Sie ist eine Denkerin des Offenen und in einem gewissen Sinn auch eine offene Denkerin. Ihr Denken ist ein tastender Gang ins unbe­kannte Terrain, ohne Geländer – das macht sie verwundbar, angreifbar, das heißt auch, dass sie ein bisschen zu leicht fürs Beliebige verwendbar ist. Viele ihrer Sätze sind aus dem Zusam­men­hang gerissen »gut zitierbar« und geeignet, das Gegenteil des Gedachten auszu­drü­cken.

+ + +

Dieser Film erklärt Arendts Theorien gut und führt sie auf ihre zentrale Thesen zurück – und befreit damit Arendt auch aus den Ketten unseres Zeit­geists.
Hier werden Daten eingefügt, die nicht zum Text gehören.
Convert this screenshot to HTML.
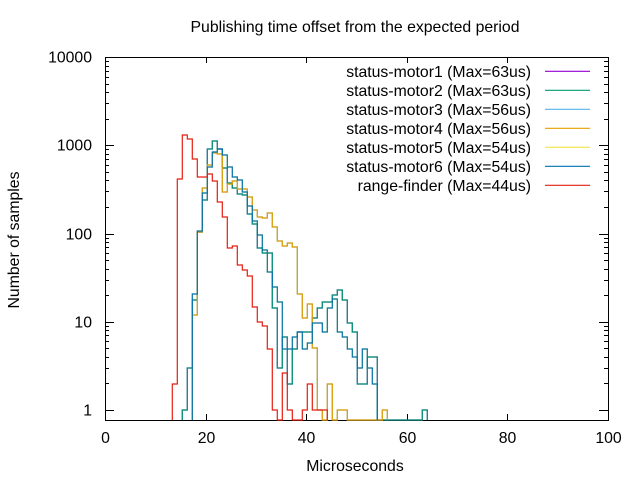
<!DOCTYPE html>
<html><head><meta charset="utf-8"><style>
body{margin:0;background:#fff;}
svg{display:block;font-family:"Liberation Sans",sans-serif;}
</style></head><body>
<svg id="s" width="640" height="480" xmlns="http://www.w3.org/2000/svg">
<text x="355" y="32" font-size="15.8" text-anchor="middle">Publishing time offset from the expected period</text>
<g id="ax" stroke="#000" stroke-width="1" fill="none"></g>
<g id="lab" font-size="15.8" fill="#000"></g>
<text x="355" y="471" font-size="15.8" text-anchor="middle">Microseconds</text>
<text transform="translate(19,240) rotate(-90)" font-size="15.8" text-anchor="middle">Number of samples</text>
<g id="leg" font-size="15.8"></g>
<g id="ser" fill="none" stroke-width="1.2"></g>
</svg>
<script>
var NS="http://www.w3.org/2000/svg";
function el(p,t,a,txt){var e=document.createElementNS(NS,t);for(var k in a)e.setAttribute(k,a[k]);if(txt!=null)e.textContent=txt;document.getElementById(p).appendChild(e);return e;}
var L=105,R=608,T=57,B=420;
el("ax","rect",{x:L+.5,y:T+.5,width:R-L,height:B-T});
for(var i=0;i<=5;i++){var x=L+i*(R-L)/5;x=Math.round(x)+.5;
el("ax","line",{x1:x,y1:B,x2:x,y2:B-6});el("ax","line",{x1:x,y1:T,x2:x,y2:T+6});
el("lab","text",{x:x,y:443,"text-anchor":"middle"},String(i*20));}
var dec=88.25,y1=410;
for(var d=0;d<=4;d++){var y=Math.round(y1-d*dec)+.5;
el("ax","line",{x1:L,y1:y,x2:L+9,y2:y});el("ax","line",{x1:R,y1:y,x2:R-9,y2:y});
el("lab","text",{x:92,y:y+5,"text-anchor":"end"},String(Math.pow(10,d)));
if(d<4)for(var m=2;m<=9;m++){var ym=Math.round(y1-(d+Math.log10(m))*dec)+.5;
el("ax","line",{x1:L,y1:ym,x2:L+4,y2:ym});el("ax","line",{x1:R,y1:ym,x2:R-4,y2:ym});}}
var leg=[["status-motor1 (Max=63us)","#9400d3"],["status-motor2 (Max=63us)","#009e73"],["status-motor3 (Max=56us)","#56b4e9"],["status-motor4 (Max=56us)","#e69f00"],["status-motor5 (Max=54us)","#f0e442"],["status-motor6 (Max=54us)","#0072b2"],["range-finder (Max=44us)","#e51e10"]];
leg.forEach(function(l,i){var y=71.3+i*19;el("leg","text",{x:531,y:y+5.5,"text-anchor":"end"},l[0]);
el("leg","line",{x1:545,y1:y,x2:590,y2:y,stroke:l[1],"stroke-width":1.2});});
function step(start,vals,color){var x0=172.3+start*5,d="M"+x0+" "+B;var x=x0;
vals.forEach(function(v){var y=v==0?B:v;d+=" L"+x+" "+y+" L"+(x+5)+" "+y;x+=5;});
d+=" L"+x+" "+B;el("ser","path",{d:d,stroke:color});}
var green=[410,368,300,232,200,149,141,149,168,183,188,194,195,214,224,248,253,253,308,368,337,384,349,332,332,332,318,308,302,302,295,290,300,323,332,384,384,357,357,0,0,0,0,0,0,0,0,0,410];
var orange=[315,232,188,165,153,154,192,184,181,189,189,197,210,217,218,213,227,241,246,243,247,294,318,304,348,410,0,384,0,410,410,0,0,0,0,0,0,0,410];
var blue=[294,231,193,167,152,149,155,167,177,180,192,206,221,235,250,272,287,302,349,349,337,332,349,343,323,323,332,308,299,332,337,349,357,368,349,368,384];
var red=[384,179,135,139,159,177,177,174,181,202,217,248,246,265,270,276,307,322,326,349,410,0,373,410,0,0,410,384,410,410,410];
step(2,green,"#9400d3");
step(4,orange,"#56b4e9");
step(4,blue,"#f0e442");
step(2,green,"#009e73");
step(4,orange,"#e69f00");
step(4,blue,"#0072b2");
step(0,red,"#e51e10");
</script>
</body></html>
Denn tatsäch­lich reduziert man Hannah Arendts Potential, ihre Wider­s­tän­dig­keit und verfälscht ihr Denken, wenn man es, wie es gerade gerne geschieht, auf konsu­mier­bare State­ments und Kalen­der­sprüche zurecht­stutzt – oder es für Aussagen zur AfD, zu Israel oder zur Ukraine instru­men­ta­li­siert.
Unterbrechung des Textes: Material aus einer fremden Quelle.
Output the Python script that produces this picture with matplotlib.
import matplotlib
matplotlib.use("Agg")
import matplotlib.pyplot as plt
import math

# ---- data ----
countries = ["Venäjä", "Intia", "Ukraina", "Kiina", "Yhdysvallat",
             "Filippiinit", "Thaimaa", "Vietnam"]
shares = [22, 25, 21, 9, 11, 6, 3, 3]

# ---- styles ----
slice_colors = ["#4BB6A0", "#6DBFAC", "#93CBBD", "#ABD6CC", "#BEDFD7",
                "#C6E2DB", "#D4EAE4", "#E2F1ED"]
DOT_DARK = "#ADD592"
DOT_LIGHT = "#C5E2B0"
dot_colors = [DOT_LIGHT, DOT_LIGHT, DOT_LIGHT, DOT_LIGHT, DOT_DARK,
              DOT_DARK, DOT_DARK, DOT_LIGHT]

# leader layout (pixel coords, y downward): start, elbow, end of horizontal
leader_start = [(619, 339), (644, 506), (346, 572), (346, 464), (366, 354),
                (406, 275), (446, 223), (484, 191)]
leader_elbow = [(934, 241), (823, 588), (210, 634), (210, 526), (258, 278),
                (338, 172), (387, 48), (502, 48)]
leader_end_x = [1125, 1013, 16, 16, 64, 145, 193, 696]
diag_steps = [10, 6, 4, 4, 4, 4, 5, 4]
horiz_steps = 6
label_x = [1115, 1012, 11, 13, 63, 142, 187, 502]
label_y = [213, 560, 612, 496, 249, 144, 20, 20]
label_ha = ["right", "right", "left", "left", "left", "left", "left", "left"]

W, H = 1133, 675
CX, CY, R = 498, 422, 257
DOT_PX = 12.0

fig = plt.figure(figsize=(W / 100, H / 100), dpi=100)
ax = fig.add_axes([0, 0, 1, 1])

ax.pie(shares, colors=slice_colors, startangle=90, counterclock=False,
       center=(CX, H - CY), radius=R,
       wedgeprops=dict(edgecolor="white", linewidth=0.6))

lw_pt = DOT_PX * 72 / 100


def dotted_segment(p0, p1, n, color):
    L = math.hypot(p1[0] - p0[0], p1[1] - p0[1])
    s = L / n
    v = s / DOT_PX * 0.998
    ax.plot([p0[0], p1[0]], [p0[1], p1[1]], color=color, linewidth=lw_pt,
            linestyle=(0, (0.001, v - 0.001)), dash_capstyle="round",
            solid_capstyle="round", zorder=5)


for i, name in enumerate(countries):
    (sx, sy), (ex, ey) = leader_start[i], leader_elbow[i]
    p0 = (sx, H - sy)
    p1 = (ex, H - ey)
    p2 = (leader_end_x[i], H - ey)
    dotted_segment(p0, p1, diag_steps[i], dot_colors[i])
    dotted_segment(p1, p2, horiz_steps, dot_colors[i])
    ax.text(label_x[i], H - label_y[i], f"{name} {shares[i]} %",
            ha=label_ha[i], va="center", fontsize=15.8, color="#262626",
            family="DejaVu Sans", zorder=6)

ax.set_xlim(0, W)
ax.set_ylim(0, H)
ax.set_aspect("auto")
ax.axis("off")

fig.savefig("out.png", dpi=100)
Oder wie es gerade geschieht: »Was würde Hannah Arendt zu Palästina sagen?« Bitte nicht!

+ + +

»Das Exis­tenz­recht Israels zu kriti­sieren, wäre ihr nie in den Sinn gekommen«, heißt es im Film unmiss­ver­s­tänd­lich. Dafür hätte sie sich nie herge­geben.

Arendt ist unter anderem auch eine profunde Denkerin des Jüdisch­seins und überaus klar­sichtig in allem, was Anti­se­mi­tismus betrifft. Schon früh schreibt sie in ihrem noch in der Weimarer Republik entstan­denen Buch über Rachel Varnhagen: »Juden sind ausge­schlossen seit Jahr­hun­derten von Geschichte und Kultur ihrer Umwelt, Juden sind im besten Falle nur geduldet, gewöhn­lich aber unter­drückt und verfolgt. Freies Leben ist an die Minder­wer­tig­keit, an ihre infame Geburt von Jugend an fixiert – als Vorurteil in den Köpfen anderer wird es zur leidigsten Gegenwart.«
Man kann dem Jüdisch­sein nicht entkommen, die Juden benö­tigten eine Heimat­stadt. Denn sie sind für alle anderen vogelfrei.
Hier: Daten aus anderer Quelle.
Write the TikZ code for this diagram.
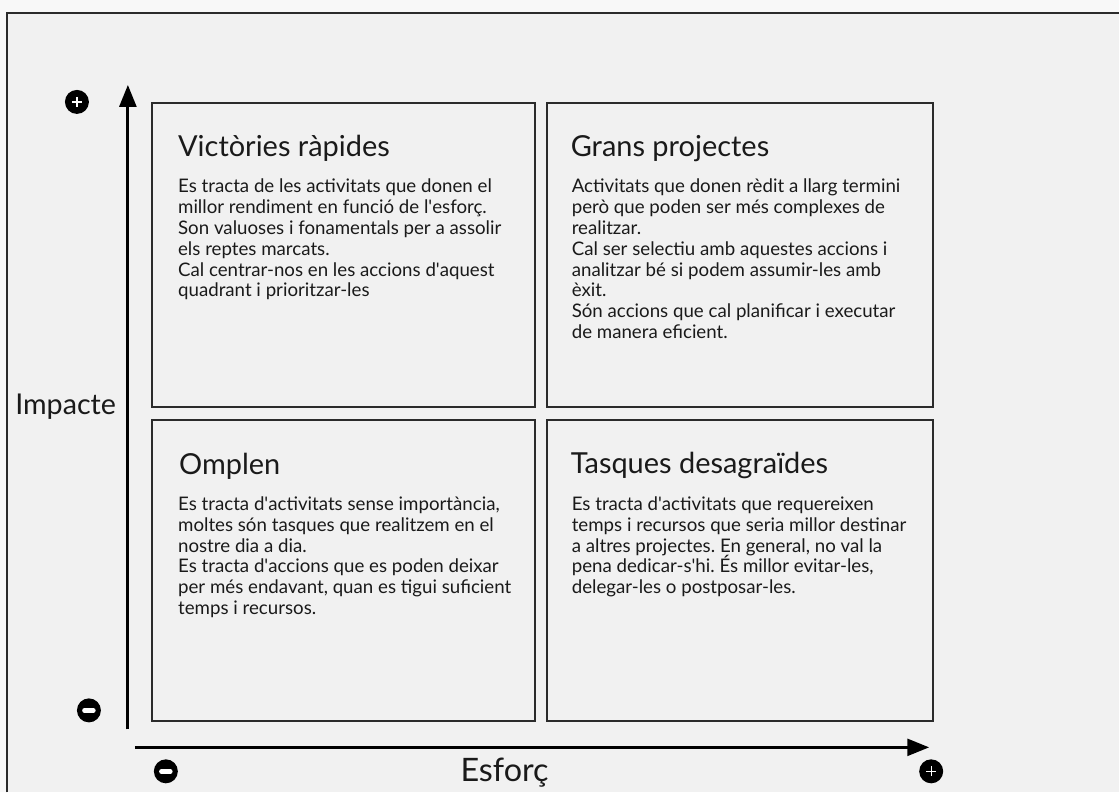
\documentclass[tikz,border=0pt]{standalone}
\usepackage{fontspec}
\setmainfont{Lato}
\usetikzlibrary{arrows.meta,positioning}
\definecolor{pagebg}{HTML}{F1F1F1}
\definecolor{outbg}{HTML}{F8F8F8}
\definecolor{ink}{HTML}{1A1A1A}
\definecolor{rulegray}{HTML}{2B2B2B}
\newcommand\ap{\textquotesingle}
\frenchspacing
\tikzset{
  quad/.style={draw=rulegray, line width=1.4pt},
  qtitle/.style={anchor=base west, inner sep=0pt, text=ink, font=\fontsize{20.6pt}{24pt}\selectfont},
  qtext/.style={anchor=north west, inner sep=0pt, align=left, text=ink, font=\fontsize{13.3pt}{14.8pt}\selectfont},
  axis/.style={draw=black, line width=2.1pt, -{Triangle[length=15.6pt,width=12pt]}},
  axlabel/.style={inner sep=0pt, text=ink, font=\fontsize{20.4pt}{24pt}\selectfont},
  plusdot/.pic={\fill[black] (0,0) circle[radius=12]; \draw[white, line width=0.9pt] (-5,0) -- (5,0) (0,-5) -- (0,5);},
  minusdot/.pic={\fill[black] (0,0) circle[radius=12]; \draw[white, line width=3.2pt, line cap=round] (-4.5,0) -- (4.5,0);}
}
\begin{document}
\begin{tikzpicture}[x=0.025cm,y=-0.025cm]
\fill[outbg] (0,0) rectangle (1120,793); \fill[pagebg] (7,13) rectangle (1120,793);
\draw[rulegray, line width=1.4pt] (7,793) -- (7,13) -- (1120,13);
\draw[quad] (152,103) rectangle (535,407); \draw[quad] (547,103) rectangle (934,407);
\draw[quad] (152,420) rectangle (535,722); \draw[quad] (547,420) rectangle (934,722);
\node[qtitle] (vrT) at (178,157) {Victòries ràpides};
\node[qtext] (vrB) at (178,179) {Es tracta de les activitats que donen el\\millor rendiment en funció de l\ap esforç.\\Son valuoses i fonamentals per a assolir\\els reptes marcats.\\Cal centrar-nos en les accions d\ap aquest\\quadrant i prioritzar-les};
\node[qtitle] (gpT) at (571,157) {Grans projectes};
\node[qtext] (gpB) at (572,179) {Activitats que donen rèdit a llarg termini\\però que poden ser més complexes de\\realitzar.\\Cal ser selectiu amb aquestes accions i\\analitzar bé si podem assumir-les amb\\èxit.\\Són accions que cal planificar i executar\\de manera eficient.};
\node[qtitle] (omT) at (179,475) {Omplen};
\node[qtext] (omB) at (178,497) {Es tracta d\ap activitats sense importància,\\moltes són tasques que realitzem en el\\nostre dia a dia.\\Es tracta d\ap accions que es poden deixar\\per més endavant, quan es tigui suficient\\temps i recursos.};
\node[qtitle] (tdT) at (571,474) {Tasques desagraïdes};
\node[qtext] (tdB) at (572,497) {Es tracta d\ap activitats que requereixen\\temps i recursos que seria millor destinar\\a altres projectes. En general, no val la\\pena dedicar-s\ap hi. És millor evitar-les,\\delegar-les o postposar-les.};
\coordinate (yfoot) at (128,730); \coordinate (ytip) at (128,85);
\coordinate (xfoot) at (135,748); \coordinate (xtip) at (930,748);
\draw[axis] (yfoot) -- (ytip); \draw[axis] (xfoot) -- (xtip);
\node[axlabel, anchor=west] (impL) at (15,407) {Impacte};
\node[axlabel, font=\fontsize{23pt}{26pt}\selectfont] (esfL) at (505,773) {Esforç};
\pic at (77,102) {plusdot}; \pic at (89,711) {minusdot};
\pic at (166,772) {minusdot}; \pic at (932,772) {plusdot};
\end{tikzpicture}
\end{document}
Arendt fragt schon vor Hitler, was denn da gerade mit den Juden in Deutsch­land geschieht? Diese Frage und Sorge steht in diesem Buch auf jeder Seite. Und führt weiter zu der Frage, ob womöglich gerade die Geschichte der deutschen Juden langsam ihrem Ende entge­gen­geht?

+ + +

»Sehen Sie, die eigent­liche Gefahr ist nicht die Gewalt­tä­tig­keit auf der Straße. Die Gefahr ist, dass in einer unge­heuren Reaktion schließ­lich die Gewalt­tä­tig­keiten in die Bahnen der Republik geleitet werden. So dass die Republik von innen zerfressen wird. Sozusagen lega­li­sierte Gewalt.«

Am Ende ihres Lebens wurde Arendt zur Kriti­kerin der US-ameri­ka­ni­schen Republik. In den USA war Arendt gerade in ihrem letzten Lebens­jahr­zehnt eine sehr bekannte, sehr präsente und gefragte poli­ti­sche Kolum­nistin. Sie war dabei in den herkömm­li­chen Klischees »männlich«, denn sie nahm sich den Raum ganz selbst­ver­s­tänd­lich; »sie mischte sich sofort und zwar in schärfster Weise in inner-jüdische Diskus­sionen ein, sie hatte keine Hemmungen, aus der Vogel­per­spek­tive die globalen Kompli­ka­tionen in drei Minuten zu erklären« (Filmzitat), sie wurde sehr schnell zur Analy­ti­kerin der Politik, sie nahm sich einen Raum, den die Öffent­lich­keit ihr gab.

»Denn wenn andere Menschen verstehen im selben Sinne, wie ich verstanden habe, dann gibt mir das eine Befrie­di­gung wie ein Heimat­ge­fühl.«

Hannah Arendt war keine einfache Person, aber sie ist sehr leicht zugäng­lich und hat allen auch heute noch etwas zu sagen. Genau das zeigt dieser Film.